The reason Sallust has not generally figured as he should in the story of how the boundaries of Latin literature were renegotiated in this era is, I suspect, the genre in which he wrote. Historiography has long been considered one of the rare forms of literary expression that were appropriate for members of Rome’s political elite to engage in seriously, as opposed to as pastimes for their leisure.
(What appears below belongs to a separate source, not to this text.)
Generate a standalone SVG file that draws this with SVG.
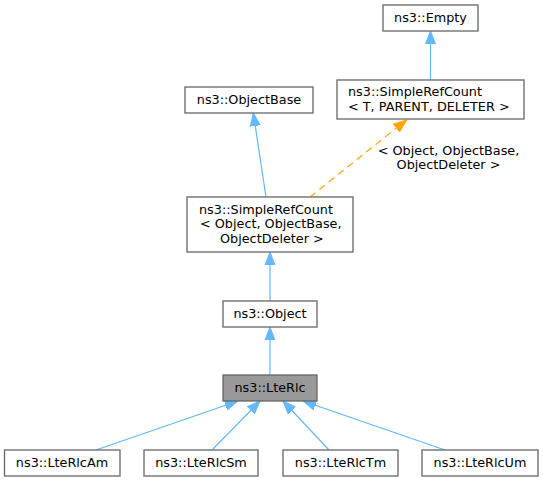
<svg xmlns="http://www.w3.org/2000/svg" width="543" height="481" viewBox="0 0 543 481">
<style>
.n rect{fill:#ffffff;stroke:#666666;stroke-width:1.3}
.n.cur rect{fill:#999999}
text{font-family:"DejaVu Sans","Liberation Sans",sans-serif;font-size:12.8px;fill:#000000}
.c{text-anchor:middle}
.e{fill:none;stroke:#63b8ff;stroke-width:1.2}
.d{fill:none;stroke:#ffa500;stroke-width:1.2;stroke-dasharray:7,5}
</style>
<defs>
<marker id="ab" markerUnits="userSpaceOnUse" markerWidth="14" markerHeight="12" refX="13" refY="5.5" orient="auto" viewBox="0 0 14 11">
<path d="M0,0.5 L13,5.5 L0,10.5 z" fill="#63b8ff" stroke="#63b8ff" stroke-width="1"/>
</marker>
<marker id="ao" markerUnits="userSpaceOnUse" markerWidth="14" markerHeight="12" refX="13" refY="5.5" orient="auto" viewBox="0 0 14 11">
<path d="M0,0.5 L13,5.5 L0,10.5 z" fill="#ffa500" stroke="#ffa500" stroke-width="1"/>
</marker>
</defs>
<g id="edges">
<path class="e" d="M430.5,80 L430.5,31" marker-end="url(#ab)"/>
<path class="e" d="M266,197 L253.3,113" marker-end="url(#ab)"/>
<path class="d" d="M310,197 L406.5,120" marker-end="url(#ao)"/>
<text class="c" x="448.5" y="155">&lt; Object, ObjectBase,</text>
<text class="c" x="448.5" y="169">ObjectDeleter &gt;</text>
<path class="e" d="M270,301 L270,252" marker-end="url(#ab)"/>
<path class="e" d="M270,375 L270,327" marker-end="url(#ab)"/>
<path class="e" d="M96,450 L238,401" marker-end="url(#ab)"/>
<path class="e" d="M212,450 L260,401" marker-end="url(#ab)"/>
<path class="e" d="M329,450 L283,401" marker-end="url(#ab)"/>
<path class="e" d="M445,450 L303,401" marker-end="url(#ab)"/>
</g>
<g id="node_empty" class="n">
<rect x="383" y="5" width="95" height="26"/>
<text class="c" x="430.5" y="22">ns3::Empty</text>
</g>
<g id="node_srct" class="n">
<rect x="337" y="80" width="187" height="39"/>
<text x="348" y="96">ns3::SimpleRefCount</text>
<text x="348" y="111">&lt; T, PARENT, DELETER &gt;</text>
</g>
<g id="node_objectbase" class="n">
<rect x="185" y="87" width="128" height="26"/>
<text class="c" x="249" y="104">ns3::ObjectBase</text>
</g>
<g id="node_srcobject" class="n">
<rect x="187" y="197" width="166" height="55"/>
<text x="199" y="213.5">ns3::SimpleRefCount</text>
<text x="200" y="228">&lt; Object, ObjectBase,</text>
<text x="220" y="242.5">ObjectDeleter &gt;</text>
</g>
<g id="node_object" class="n">
<rect x="223" y="301" width="94" height="26"/>
<text class="c" x="270" y="318">ns3::Object</text>
</g>
<g id="node_ltertlc" class="n cur">
<rect x="223" y="375" width="94" height="26"/>
<text class="c" x="270" y="392">ns3::LteRlc</text>
</g>
<g id="node_am" class="n">
<rect x="4.5" y="450" width="115.5" height="26"/>
<text class="c" x="62" y="467">ns3::LteRlcAm</text>
</g>
<g id="node_sm" class="n">
<rect x="144" y="450" width="114" height="26"/>
<text class="c" x="201" y="467">ns3::LteRlcSm</text>
</g>
<g id="node_tm" class="n">
<rect x="283" y="450" width="115" height="26"/>
<text class="c" x="340.5" y="467">ns3::LteRlcTm</text>
</g>
<g id="node_um" class="n">
<rect x="422" y="450" width="116" height="26"/>
<text class="c" x="480" y="467">ns3::LteRlcUm</text>
</g>
</svg>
Thus the challenge that Cicero faced of reconciling otium with public rank might seem not to have existed, at least to the same degree, for a historian. 17Yet, even within this generic tradition, the defense of history as a product of otium had an influential precedent in the opening of Cato’s Origines (F2 FRHist ). 18From this perspective, far from being exempt from cultural pressures to proclaim its public utility, historiography helped establish the imperative of such positioning, and Cato’s gesture would become a point of reference in winning favor for other practices associated with leisure (cf. Cic. Planc . 66). Even so, it is striking that Sallust seems to exaggerate the dilemma, and indeed the paradox, of construing historiography as distinct from the res publica and as a mode of participation. In the Catiline , as I shall argue in Chapter 2, his assertions of withdrawal from public life can also be read as mapping a return to the res publica through writing. And, in the introduction to his second treatise, the Jugurtha , he rejects earlier apologies for the virtus of history in favor of confronting hostile readers with the claim that “greater advantage will come to the state from my leisure ( otio ) than from others’ occupations” ( negotiis , Jug . 4.4). Here the very notion that writing history is a “pastime” is subjected to attack by being placed in the mouths of his opponents. 19Both the ambiguities of the Catiline preface and the staged confrontation at the opening of the Jugurtha not only make clear that the place of historiography in the hierarchy of occupations was available for debate; they compel readers to judge whether it belongs in the realm of leisure or duty. 20
Such questions about the social value of history combine with aspects of its reception, and with its intrinsic literary properties, to make it, in fact, a genre ideally suited for scrutinizing the place of literature in Roman public life. While the Eclogues offer glimpses of historical figures, and the real situation of wartime Italy fades in and out of view, reality is ideally a constant presence to history’s audience, who, unlike readers of poetry, were expected in the words of Cicero to relate everything they read to truth. 21But if public life formed the subject matter of history and if it could be lent authority by the political distinction of its authors, what we know about its reception make it indistinguishable from philosophical dialogues or most other literary forms. We have no evidence for any officially sanctioned performances of historical works during the republic. 22The one contemporary glimpse we have of the audience for a reading of history, in fact, specifically notes the genre’s appeal precisely to those whose rank or age made it impossible for them to take part in any of the deeds described (Cic. Fin . 5.51–2). Indeed Quintilian, writing over a century later, speaks of Sallust’s style in particular as unsuitable for actual rhetorical performances because its concision demands too much expertise and attention on the part of the reader, and is so ideal for “ears at leisure” ( aures vacuas , Inst . 10.1.32). 23In both these respects the remoteness of the historical text as an artifact exists in tension with the object of its representation. So too in more abstract terms, I suggest, the experience of reading history makes constantly available the contrast between the historical events it conveys and its own status as an artistic representation. 24Such an approach to reading history explains how the conceptual opposition between history as a vehicle for experiencing the past and as a product of ex post facto reflection translates into a very Roman, and very Sallustian, concern about whether the writer of history was in fact a man of action. The mimetic powers of the text balance its self-evident verbal crafting, especially when the style is as distinctive and as unrhetorical, in Quintilian’s sense, as Sallust’s.